Required work | Can you transcribe every line exactly and leave the pictures behind?

Data lines |
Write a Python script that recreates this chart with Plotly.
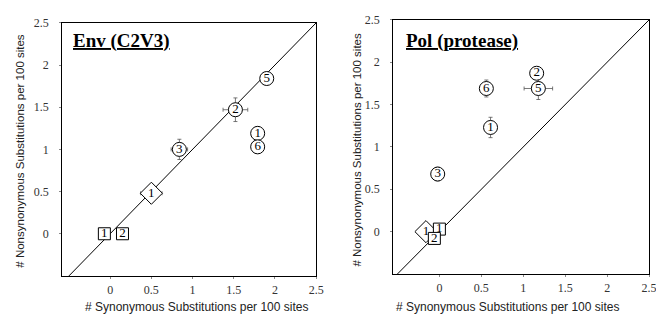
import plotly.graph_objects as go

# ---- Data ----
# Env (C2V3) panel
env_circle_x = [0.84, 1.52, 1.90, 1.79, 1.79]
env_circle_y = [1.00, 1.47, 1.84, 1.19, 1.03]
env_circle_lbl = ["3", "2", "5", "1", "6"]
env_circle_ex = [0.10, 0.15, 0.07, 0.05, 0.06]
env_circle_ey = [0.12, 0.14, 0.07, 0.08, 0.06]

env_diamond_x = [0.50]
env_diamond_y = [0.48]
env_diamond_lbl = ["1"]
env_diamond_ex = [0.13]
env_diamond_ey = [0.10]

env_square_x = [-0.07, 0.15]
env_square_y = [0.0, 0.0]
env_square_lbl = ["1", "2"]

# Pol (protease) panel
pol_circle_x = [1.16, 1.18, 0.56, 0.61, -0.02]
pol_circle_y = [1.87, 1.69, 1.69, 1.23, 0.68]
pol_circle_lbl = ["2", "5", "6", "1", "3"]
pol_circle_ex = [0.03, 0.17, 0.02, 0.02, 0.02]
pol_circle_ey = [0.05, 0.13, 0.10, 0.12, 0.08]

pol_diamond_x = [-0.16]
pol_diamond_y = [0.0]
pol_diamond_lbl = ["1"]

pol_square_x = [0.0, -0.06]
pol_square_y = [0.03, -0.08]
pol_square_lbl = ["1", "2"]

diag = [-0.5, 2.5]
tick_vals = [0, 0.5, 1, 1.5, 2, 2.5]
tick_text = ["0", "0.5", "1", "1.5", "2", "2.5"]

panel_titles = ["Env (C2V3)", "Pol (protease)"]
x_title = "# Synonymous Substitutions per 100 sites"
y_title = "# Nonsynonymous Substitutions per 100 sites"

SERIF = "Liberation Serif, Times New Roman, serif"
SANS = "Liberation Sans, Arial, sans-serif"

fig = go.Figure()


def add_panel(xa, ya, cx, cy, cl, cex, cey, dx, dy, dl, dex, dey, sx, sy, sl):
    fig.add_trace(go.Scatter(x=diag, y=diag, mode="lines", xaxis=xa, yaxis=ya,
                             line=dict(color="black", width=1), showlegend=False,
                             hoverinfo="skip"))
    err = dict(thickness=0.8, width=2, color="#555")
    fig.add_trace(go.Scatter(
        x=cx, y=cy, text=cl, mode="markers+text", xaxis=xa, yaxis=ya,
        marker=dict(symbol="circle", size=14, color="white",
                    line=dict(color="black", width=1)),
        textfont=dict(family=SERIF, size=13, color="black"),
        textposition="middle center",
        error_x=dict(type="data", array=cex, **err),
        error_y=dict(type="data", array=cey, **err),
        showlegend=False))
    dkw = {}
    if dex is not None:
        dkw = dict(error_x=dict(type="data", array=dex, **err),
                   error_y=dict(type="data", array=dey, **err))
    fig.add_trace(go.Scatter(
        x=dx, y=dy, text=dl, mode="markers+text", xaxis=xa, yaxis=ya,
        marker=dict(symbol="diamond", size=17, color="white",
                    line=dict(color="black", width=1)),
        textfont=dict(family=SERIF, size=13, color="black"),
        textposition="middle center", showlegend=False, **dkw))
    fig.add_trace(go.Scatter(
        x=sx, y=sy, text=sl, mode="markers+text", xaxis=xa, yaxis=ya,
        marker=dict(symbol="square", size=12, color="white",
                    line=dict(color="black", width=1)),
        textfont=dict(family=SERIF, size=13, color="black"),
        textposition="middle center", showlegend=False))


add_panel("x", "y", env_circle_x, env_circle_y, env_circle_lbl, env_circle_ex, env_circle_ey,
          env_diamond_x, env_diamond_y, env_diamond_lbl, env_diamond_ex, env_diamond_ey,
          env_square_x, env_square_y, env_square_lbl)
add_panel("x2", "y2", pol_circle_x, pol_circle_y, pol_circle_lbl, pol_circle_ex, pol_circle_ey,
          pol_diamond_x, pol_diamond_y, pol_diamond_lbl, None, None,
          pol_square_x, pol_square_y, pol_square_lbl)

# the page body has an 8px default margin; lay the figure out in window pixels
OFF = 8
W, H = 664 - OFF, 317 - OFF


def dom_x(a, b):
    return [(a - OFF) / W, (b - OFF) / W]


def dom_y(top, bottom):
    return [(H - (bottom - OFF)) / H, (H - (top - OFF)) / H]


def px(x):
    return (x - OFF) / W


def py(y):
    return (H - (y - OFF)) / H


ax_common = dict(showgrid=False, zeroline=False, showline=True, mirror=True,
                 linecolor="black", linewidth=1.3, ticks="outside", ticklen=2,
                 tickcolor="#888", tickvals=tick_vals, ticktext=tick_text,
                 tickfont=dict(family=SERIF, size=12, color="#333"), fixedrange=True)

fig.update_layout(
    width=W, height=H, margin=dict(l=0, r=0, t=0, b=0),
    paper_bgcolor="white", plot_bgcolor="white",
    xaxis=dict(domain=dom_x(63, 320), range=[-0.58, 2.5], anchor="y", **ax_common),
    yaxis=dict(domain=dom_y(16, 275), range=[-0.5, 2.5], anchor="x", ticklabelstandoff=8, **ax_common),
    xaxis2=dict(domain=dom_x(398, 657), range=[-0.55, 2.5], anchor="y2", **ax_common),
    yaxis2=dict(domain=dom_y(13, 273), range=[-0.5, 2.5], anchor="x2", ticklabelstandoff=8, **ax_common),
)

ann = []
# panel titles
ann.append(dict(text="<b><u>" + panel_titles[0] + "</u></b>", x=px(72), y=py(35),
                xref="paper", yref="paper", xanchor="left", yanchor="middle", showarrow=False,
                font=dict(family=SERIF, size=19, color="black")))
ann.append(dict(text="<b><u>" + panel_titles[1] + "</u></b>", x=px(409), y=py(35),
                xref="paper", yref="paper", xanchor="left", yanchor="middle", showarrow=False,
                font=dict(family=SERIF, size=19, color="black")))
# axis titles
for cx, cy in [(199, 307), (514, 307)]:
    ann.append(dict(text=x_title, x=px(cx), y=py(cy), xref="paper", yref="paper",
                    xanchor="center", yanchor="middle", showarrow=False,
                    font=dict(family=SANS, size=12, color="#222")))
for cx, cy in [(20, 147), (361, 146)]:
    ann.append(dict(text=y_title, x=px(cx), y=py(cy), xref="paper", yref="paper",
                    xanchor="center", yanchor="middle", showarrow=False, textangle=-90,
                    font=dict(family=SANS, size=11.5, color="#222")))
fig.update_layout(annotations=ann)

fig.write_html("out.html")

Output |
Write a Python script that recreates this chart with Plotly.
import plotly.graph_objects as go

# ---- Data ----
# Env (C2V3) panel
env_circle_x = [0.84, 1.52, 1.90, 1.79, 1.79]
env_circle_y = [1.00, 1.47, 1.84, 1.19, 1.03]
env_circle_lbl = ["3", "2", "5", "1", "6"]
env_circle_ex = [0.10, 0.15, 0.07, 0.05, 0.06]
env_circle_ey = [0.12, 0.14, 0.07, 0.08, 0.06]

env_diamond_x = [0.50]
env_diamond_y = [0.48]
env_diamond_lbl = ["1"]
env_diamond_ex = [0.13]
env_diamond_ey = [0.10]

env_square_x = [-0.07, 0.15]
env_square_y = [0.0, 0.0]
env_square_lbl = ["1", "2"]

# Pol (protease) panel
pol_circle_x = [1.16, 1.18, 0.56, 0.61, -0.02]
pol_circle_y = [1.87, 1.69, 1.69, 1.23, 0.68]
pol_circle_lbl = ["2", "5", "6", "1", "3"]
pol_circle_ex = [0.03, 0.17, 0.02, 0.02, 0.02]
pol_circle_ey = [0.05, 0.13, 0.10, 0.12, 0.08]

pol_diamond_x = [-0.16]
pol_diamond_y = [0.0]
pol_diamond_lbl = ["1"]

pol_square_x = [0.0, -0.06]
pol_square_y = [0.03, -0.08]
pol_square_lbl = ["1", "2"]

diag = [-0.5, 2.5]
tick_vals = [0, 0.5, 1, 1.5, 2, 2.5]
tick_text = ["0", "0.5", "1", "1.5", "2", "2.5"]

panel_titles = ["Env (C2V3)", "Pol (protease)"]
x_title = "# Synonymous Substitutions per 100 sites"
y_title = "# Nonsynonymous Substitutions per 100 sites"

SERIF = "Liberation Serif, Times New Roman, serif"
SANS = "Liberation Sans, Arial, sans-serif"

fig = go.Figure()


def add_panel(xa, ya, cx, cy, cl, cex, cey, dx, dy, dl, dex, dey, sx, sy, sl):
    fig.add_trace(go.Scatter(x=diag, y=diag, mode="lines", xaxis=xa, yaxis=ya,
                             line=dict(color="black", width=1), showlegend=False,
                             hoverinfo="skip"))
    err = dict(thickness=0.8, width=2, color="#555")
    fig.add_trace(go.Scatter(
        x=cx, y=cy, text=cl, mode="markers+text", xaxis=xa, yaxis=ya,
        marker=dict(symbol="circle", size=14, color="white",
                    line=dict(color="black", width=1)),
        textfont=dict(family=SERIF, size=13, color="black"),
        textposition="middle center",
        error_x=dict(type="data", array=cex, **err),
        error_y=dict(type="data", array=cey, **err),
        showlegend=False))
    dkw = {}
    if dex is not None:
        dkw = dict(error_x=dict(type="data", array=dex, **err),
                   error_y=dict(type="data", array=dey, **err))
    fig.add_trace(go.Scatter(
        x=dx, y=dy, text=dl, mode="markers+text", xaxis=xa, yaxis=ya,
        marker=dict(symbol="diamond", size=17, color="white",
                    line=dict(color="black", width=1)),
        textfont=dict(family=SERIF, size=13, color="black"),
        textposition="middle center", showlegend=False, **dkw))
    fig.add_trace(go.Scatter(
        x=sx, y=sy, text=sl, mode="markers+text", xaxis=xa, yaxis=ya,
        marker=dict(symbol="square", size=12, color="white",
                    line=dict(color="black", width=1)),
        textfont=dict(family=SERIF, size=13, color="black"),
        textposition="middle center", showlegend=False))


add_panel("x", "y", env_circle_x, env_circle_y, env_circle_lbl, env_circle_ex, env_circle_ey,
          env_diamond_x, env_diamond_y, env_diamond_lbl, env_diamond_ex, env_diamond_ey,
          env_square_x, env_square_y, env_square_lbl)
add_panel("x2", "y2", pol_circle_x, pol_circle_y, pol_circle_lbl, pol_circle_ex, pol_circle_ey,
          pol_diamond_x, pol_diamond_y, pol_diamond_lbl, None, None,
          pol_square_x, pol_square_y, pol_square_lbl)

# the page body has an 8px default margin; lay the figure out in window pixels
OFF = 8
W, H = 664 - OFF, 317 - OFF


def dom_x(a, b):
    return [(a - OFF) / W, (b - OFF) / W]


def dom_y(top, bottom):
    return [(H - (bottom - OFF)) / H, (H - (top - OFF)) / H]


def px(x):
    return (x - OFF) / W


def py(y):
    return (H - (y - OFF)) / H


ax_common = dict(showgrid=False, zeroline=False, showline=True, mirror=True,
                 linecolor="black", linewidth=1.3, ticks="outside", ticklen=2,
                 tickcolor="#888", tickvals=tick_vals, ticktext=tick_text,
                 tickfont=dict(family=SERIF, size=12, color="#333"), fixedrange=True)

fig.update_layout(
    width=W, height=H, margin=dict(l=0, r=0, t=0, b=0),
    paper_bgcolor="white", plot_bgcolor="white",
    xaxis=dict(domain=dom_x(63, 320), range=[-0.58, 2.5], anchor="y", **ax_common),
    yaxis=dict(domain=dom_y(16, 275), range=[-0.5, 2.5], anchor="x", ticklabelstandoff=8, **ax_common),
    xaxis2=dict(domain=dom_x(398, 657), range=[-0.55, 2.5], anchor="y2", **ax_common),
    yaxis2=dict(domain=dom_y(13, 273), range=[-0.5, 2.5], anchor="x2", ticklabelstandoff=8, **ax_common),
)

ann = []
# panel titles
ann.append(dict(text="<b><u>" + panel_titles[0] + "</u></b>", x=px(72), y=py(35),
                xref="paper", yref="paper", xanchor="left", yanchor="middle", showarrow=False,
                font=dict(family=SERIF, size=19, color="black")))
ann.append(dict(text="<b><u>" + panel_titles[1] + "</u></b>", x=px(409), y=py(35),
                xref="paper", yref="paper", xanchor="left", yanchor="middle", showarrow=False,
                font=dict(family=SERIF, size=19, color="black")))
# axis titles
for cx, cy in [(199, 307), (514, 307)]:
    ann.append(dict(text=x_title, x=px(cx), y=py(cy), xref="paper", yref="paper",
                    xanchor="center", yanchor="middle", showarrow=False,
                    font=dict(family=SANS, size=12, color="#222")))
for cx, cy in [(20, 147), (361, 146)]:
    ann.append(dict(text=y_title, x=px(cx), y=py(cy), xref="paper", yref="paper",
                    xanchor="center", yanchor="middle", showarrow=False, textangle=-90,
                    font=dict(family=SANS, size=11.5, color="#222")))
fig.update_layout(annotations=ann)

fig.write_html("out.html")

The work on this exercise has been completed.